Naked Wines
- Company type: Retail
- Industry: Wine
- Founded: 2008
- Founder: Rowan Gormley
- Headquarters: Norwich, United Kingdom
- Website: www.nakedwines.com

= Naked Wines =

Online wine retailer based in Norwich, England

Naked Wines is an online wine retailer, founded by Rowan Gormley which launched in the UK on 1 December 2008.

== History ==
In March 2010, Naked Wines announced a pricing model called Advance Bookings at the London International Wine Fair. The model provided discounted wine when ordered in advance.

Advance Bookings altered its booking model and renamed it Naked Marketplace in May 2011. Customers can bid on upcoming wines until a minimum volume is met and the wine is subsequently sold.

On 10 April 2015, Naked Wines was acquired by Majestic Wine, and Gormley became group CEO.

In December 2019, The Majestic portion of the business, including stores and branding, was sold to private equity firm Fortress Investment Group. Majestic Wines plc was renamed Naked Wines plc. In effect, the previous shareholders of Majestic became the new shareholders of Naked Wines.

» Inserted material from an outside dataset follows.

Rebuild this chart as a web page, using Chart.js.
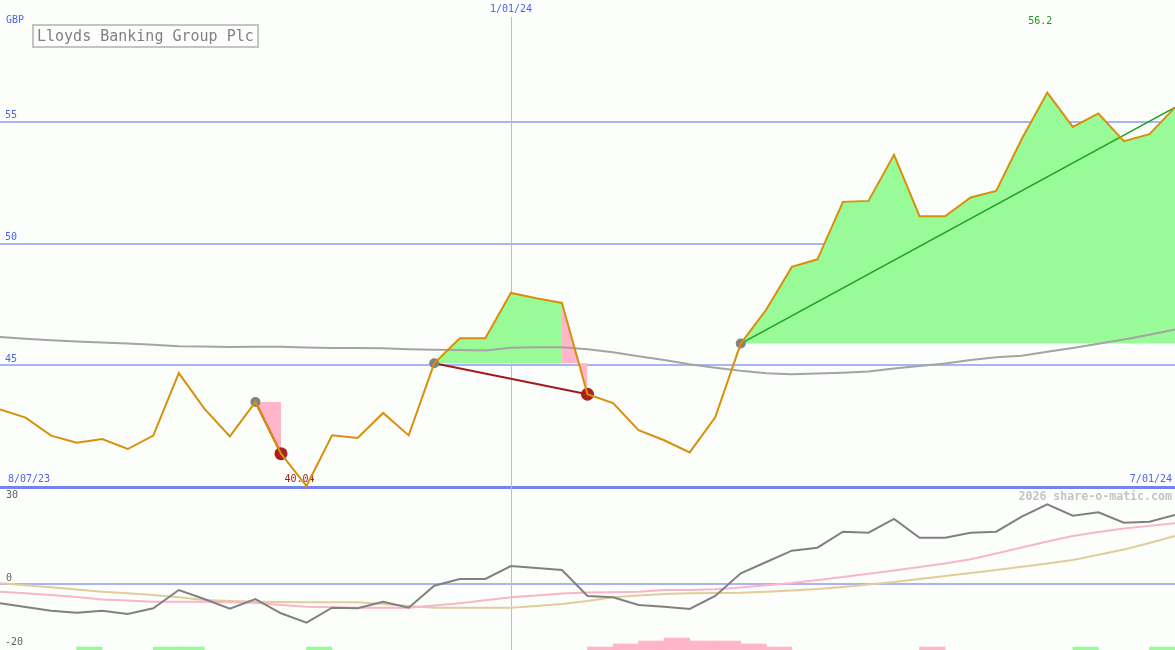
<!DOCTYPE html>
<html>
<head>
<meta charset="utf-8">
<title>Lloyds Banking Group Plc</title>
<script src="https://cdn.jsdelivr.net/npm/chart.js@4.4.1/dist/chart.umd.min.js"></script>
<style>
  body { margin: 0; background: #fcfefc; }
  #wrap { position: relative; width: 1175px; height: 650px; overflow: hidden; font-family: 'DejaVu Sans Mono', monospace; }
  canvas { position: absolute; left: 0; }
  #top { top: 0; }
  #low { top: 487px; }
  .lbl { position: absolute; font-size: 10px; line-height: 12px; white-space: nowrap; }
  .blue { color: #5060f0; }
  .grey { color: #606060; }
  #title { position: absolute; left: 32px; top: 24px; width: 227px; height: 24px; box-sizing: border-box;
           border: 2px solid #c4c4c4; color: #808080; font-size: 15px; line-height: 20px; padding-left: 3px; white-space: nowrap; }
  #mark { position: absolute; right: 3px; top: 490px; font-size: 11.6px; line-height: 12px; font-weight: bold; color: #c4c4c4; }
</style>
</head>
<body>
<div id="wrap">
  <canvas id="top" width="1175" height="490"></canvas>
  <canvas id="low" width="1175" height="163"></canvas>
  <div class="lbl blue" style="left:6px;top:14px">GBP</div>
  <div id="title">Lloyds Banking Group Plc</div>
  <div class="lbl blue" style="left:511px;top:3px;transform:translateX(-50%)">1/01/24</div>
  <div class="lbl blue" style="left:8px;top:473px">8/07/23</div>
  <div class="lbl blue" style="right:3px;top:473px">7/01/24</div>
  <div id="mark">2026 share-o-matic.com</div>
  <div class="lbl grey" style="left:6px;top:489px">30</div>
  <div class="lbl grey" style="left:5px;top:636px">-20</div>
</div>
<script>
// weekly points, 0 = first week shown
var weeks = [0, 1, 2, 3, 4, 5, 6, 7, 8, 9, 10, 11, 12, 13, 14, 15, 16, 17, 18, 19, 20, 21, 22, 23,
             24, 25, 26, 27, 28, 29, 30, 31, 32, 33, 34, 35, 36, 37, 38, 39, 40, 41, 42, 43, 44, 45, 46];

// share price (pence)
var price = [43.18, 42.85, 42.11, 41.82, 41.97, 41.56, 42.11, 44.68, 43.22, 42.08,
             43.49, 41.37, 40.04, 42.12, 42.01, 43.04, 42.12, 45.08, 46.11, 46.11,
             47.97, 47.75, 47.56, 43.81, 43.45, 42.33, 41.92, 41.42, 42.86, 45.89,
             47.29, 49.04, 49.35, 51.71, 51.75, 53.64, 51.12, 51.12, 51.89, 52.16,
             54.29, 56.2, 54.79, 55.34, 54.20, 54.49, 55.59];

// long moving average (grey)
var avg = [46.16, 46.09, 46.03, 45.98, 45.93, 45.89, 45.84, 45.78, 45.77, 45.75,
           45.76, 45.76, 45.73, 45.71, 45.71, 45.70, 45.66, 45.64, 45.63, 45.61,
           45.72, 45.74, 45.74, 45.66, 45.53, 45.37, 45.22, 45.04, 44.90, 44.77,
           44.67, 44.63, 44.66, 44.69, 44.74, 44.87, 44.97, 45.07, 45.22, 45.33,
           45.39, 45.55, 45.71, 45.88, 46.06, 46.25, 46.47];

// lower panel
var momentum = [-5.85, -6.97, -8.09, -8.70, -8.09, -9.09, -7.36, -1.82, -4.55, -7.48,
                -4.55, -8.88, -11.73, -7.18, -7.36, -5.36, -7.18, -0.52, 1.52, 1.52,
                5.45, 4.85, 4.24, -3.64, -4.03, -6.36, -6.88, -7.58, -3.64, 3.24,
                6.67, 10.09, 11.00, 15.85, 15.55, 19.70, 14.03, 14.03, 15.55, 15.85,
                20.39, 24.15, 20.70, 21.73, 18.58, 18.88, 20.91];
var fastAvg = [-2.33, -2.82, -3.33, -3.94, -4.70, -5.00, -5.36, -5.36, -5.36, -5.52,
               -5.70, -6.36, -6.88, -7.03, -7.18, -7.18, -7.18, -6.52, -5.85, -4.94,
               -4.03, -3.45, -2.88, -2.61, -2.48, -2.36, -1.82, -1.82, -1.61, -1.06,
               -0.39, 0.33, 1.24, 2.12, 3.12, 4.12, 5.15, 6.18, 7.52, 9.24,
               11.06, 12.88, 14.55, 15.76, 16.79, 17.61, 18.39];
var slowAvg = [0.21, -0.39, -1.00, -1.67, -2.33, -2.82, -3.33, -4.03, -4.85, -5.15,
               -5.36, -5.45, -5.55, -5.55, -5.55, -6.06, -6.67, -7.18, -7.18, -7.18,
               -7.18, -6.67, -6.06, -5.15, -4.03, -3.48, -3.03, -2.79, -2.70, -2.64,
               -2.33, -2.00, -1.55, -0.88, -0.18, 0.61, 1.48, 2.39, 3.30, 4.21,
               5.21, 6.24, 7.27, 8.88, 10.48, 12.45, 14.55];

// signal blocks along the bottom
var barWeek = [3.5, 6.5, 7.5, 12.5, 23.5, 24.5, 25.5, 26.5, 27.5, 28.5, 29.5, 30.5, 36.5, 42.5, 45.5];
var barSize = [1, 1, 1, 1, 1, 2, 3, 4, 3, 3, 2, 1, 1, 1, 1];
var barUp = [true, true, true, true, false, false, false, false, false, false, false, false, false, true, true];

// trades: buy week -> sell week (last one still open)
var buyWeek = [10, 17, 29];
var sellWeek = [11, 23];
var openEnd = 46;

// shaded zones: from, to, baseline week, gain?
var zoneFrom = [10, 17, 22, 29];
var zoneTo = [11, 22, 23, 46];
var zoneBase = [10, 17, 17, 29];
var zoneUp = [false, true, false, true];

var yTicks = [40, 45, 50, 55];
var lowTicks = [0];
var lowLabel = 12, highLabel = 41;

var FONT = "'DejaVu Sans Mono', monospace";
var GREEN = '#98fb98', PINK = '#ffb6c8';

function pts(arr) { return arr.map(function(v, i) { return { x: weeks[i], y: v }; }); }
function pick(idx) { return idx.map(function(i) { return { x: weeks[i], y: price[i] }; }); }
function span(a, b) {
  var out = [];
  for (var i = a; i <= b; i++) out.push({ x: weeks[i], y: price[i] });
  return out;
}
// y axis sits inside the plot: no width, no label padding
function flatAxis(s) {
  s.width = 0;
  s.paddingTop = 0;
  s.paddingBottom = 0;
}

// vertical year line (drawn under the data)
var vline = {
  id: 'vline',
  beforeDatasetsDraw: function(chart, args, opts) {
    var x = Math.round(chart.scales.x.getPixelForValue(opts.at)) + 0.5;
    var ctx = chart.ctx;
    ctx.save();
    ctx.strokeStyle = '#b2bae6';
    ctx.lineWidth = 1;
    ctx.beginPath();
    ctx.moveTo(x, chart.chartArea.top + opts.from);
    ctx.lineTo(x, chart.chartArea.bottom);
    ctx.stroke();
    ctx.restore();
  }
};

// min / max price labels
var extremes = {
  id: 'extremes',
  beforeDatasetsDraw: function(chart, args, opts) {
    if (!opts.show) return;
    var ctx = chart.ctx, xs = chart.scales.x, a = chart.chartArea;
    ctx.save();
    ctx.font = '10px ' + FONT;
    ctx.textAlign = 'center';
    ctx.textBaseline = 'middle';
    ctx.fillStyle = '#a01c1c';
    ctx.fillText(price[lowLabel].toFixed(2), xs.getPixelForValue(weeks[lowLabel]) - 7, a.bottom - 8);
    ctx.fillStyle = '#1e9a1e';
    ctx.fillText(String(price[highLabel]), xs.getPixelForValue(weeks[highLabel]) - 7, a.top + 21);
    ctx.restore();
  }
};

var datasets = [
  { data: pts(price), borderColor: '#d8900a', borderWidth: 2, pointRadius: 0, order: 0 },
  { data: pick(buyWeek), showLine: false, pointRadius: 5, pointBackgroundColor: '#808080', pointBorderWidth: 0, order: 1 },
  { data: pick(sellWeek), showLine: false, pointRadius: 6.5, pointBackgroundColor: '#a82020', pointBorderWidth: 0, order: 1 }
];
for (var t = 0; t < sellWeek.length; t++) {
  datasets.push({ data: pick([buyWeek[t], sellWeek[t]]), borderColor: '#a01c1c', borderWidth: 2, pointRadius: 0, order: 2 });
}
datasets.push({ data: pick([buyWeek[buyWeek.length - 1], openEnd]), borderColor: '#20a020', borderWidth: 1.6, pointRadius: 0, order: 2 });
datasets.push({ data: pts(avg), borderColor: '#a4a4a4', borderWidth: 2, pointRadius: 0, order: 3 });
for (var z = 0; z < zoneFrom.length; z++) {
  datasets.push({
    data: span(zoneFrom[z], zoneTo[z]),
    fill: { value: price[zoneBase[z]] },
    backgroundColor: zoneUp[z] ? GREEN : PINK,
    borderColor: 'rgba(0,0,0,0)',
    borderWidth: 0,
    pointRadius: 0,
    order: 4
  });
}

new Chart(document.getElementById('top'), {
  type: 'line',
  data: { datasets: datasets },
  plugins: [vline, extremes],
  options: {
    responsive: false,
    animation: false,
    events: [],
    layout: { autoPadding: false, padding: { left: 0, right: 0, top: 0, bottom: 3 } },
    plugins: {
      legend: { display: false },
      tooltip: { enabled: false },
      vline: { at: 20, from: 17 },
      extremes: { show: true }
    },
    scales: {
      x: { type: 'linear', min: 0, max: 46, display: false },
      y: {
        min: 40, max: 60,
        afterFit: flatAxis,
        afterBuildTicks: function(s) { s.ticks = yTicks.map(function(v) { return { value: v }; }); },
        border: { display: false },
        grid: {
          drawTicks: false,
          color: function(c) { return c.tick && c.tick.value === 40 ? '#7484ec' : '#a8b4f4'; },
          lineWidth: function(c) { return c.tick && c.tick.value === 40 ? 3 : 2; }
        },
        ticks: {
          mirror: true, padding: 5, labelOffset: -6, color: '#5060f0',
          font: { family: FONT, size: 10 },
          callback: function(v) { return v === 40 ? '' : String(v); }
        }
      }
    }
  }
});

var bars = barWeek.map(function(w, i) { return { x: w, y: barSize[i] }; });

new Chart(document.getElementById('low'), {
  type: 'line',
  data: {
    datasets: [
      { data: pts(momentum), borderColor: '#808080', borderWidth: 2, pointRadius: 0, order: 0 },
      { data: pts(fastAvg), borderColor: '#fbb4c8', borderWidth: 2, pointRadius: 0, order: 1 },
      { data: pts(slowAvg), borderColor: '#e2cc9c', borderWidth: 2, pointRadius: 0, order: 2 },
      { type: 'bar', data: bars, yAxisID: 'yb', order: 3,
        backgroundColor: barUp.map(function(u) { return u ? GREEN : PINK; }),
        barPercentage: 1, categoryPercentage: 1, borderWidth: 0 }
    ]
  },
  plugins: [vline],
  options: {
    responsive: false,
    animation: false,
    events: [],
    layout: { autoPadding: false, padding: 0 },
    plugins: { legend: { display: false }, tooltip: { enabled: false }, vline: { at: 20, from: 0 } },
    scales: {
      x: { type: 'linear', min: 0, max: 46, display: false, offset: false },
      y: {
        min: -20, max: 29.39,
        afterFit: flatAxis,
        afterBuildTicks: function(s) { s.ticks = lowTicks.map(function(v) { return { value: v }; }); },
        border: { display: false },
        grid: { drawTicks: false, color: '#a8b4f4', lineWidth: 2 },
        ticks: { mirror: true, padding: 6, labelOffset: -6, color: '#606060', font: { family: FONT, size: 10 } }
      },
      yb: { min: 0, max: 54.33, display: false }
    }
  }
});
</script>
</body>
</html>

Naked Wines is a publicly listed company. As of 2024, the CEO is Rodrigo Maza.

==Business model==
Naked Wines' customers (called Angels) fund independent winemakers worldwide in return for wines at self-described "wholesale prices." However,
the Financial Times notes that most wines sold by Naked Wines are not available on the retail market, "making direct price comparisons virtually impossible," and most wines are priced "close to the usual retail price." They currently ship wine throughout the United Kingdom, United States, and Australia.

Customers review their wines and interact with other online customers; reviewers give the wines Likert-scale style scores out of five, a Yes/No to whether they would repurchase the wine, and a textual description. When prospective buyers look at a wine's page, they will see previous customers' reviews, which helps them determine what they want to try.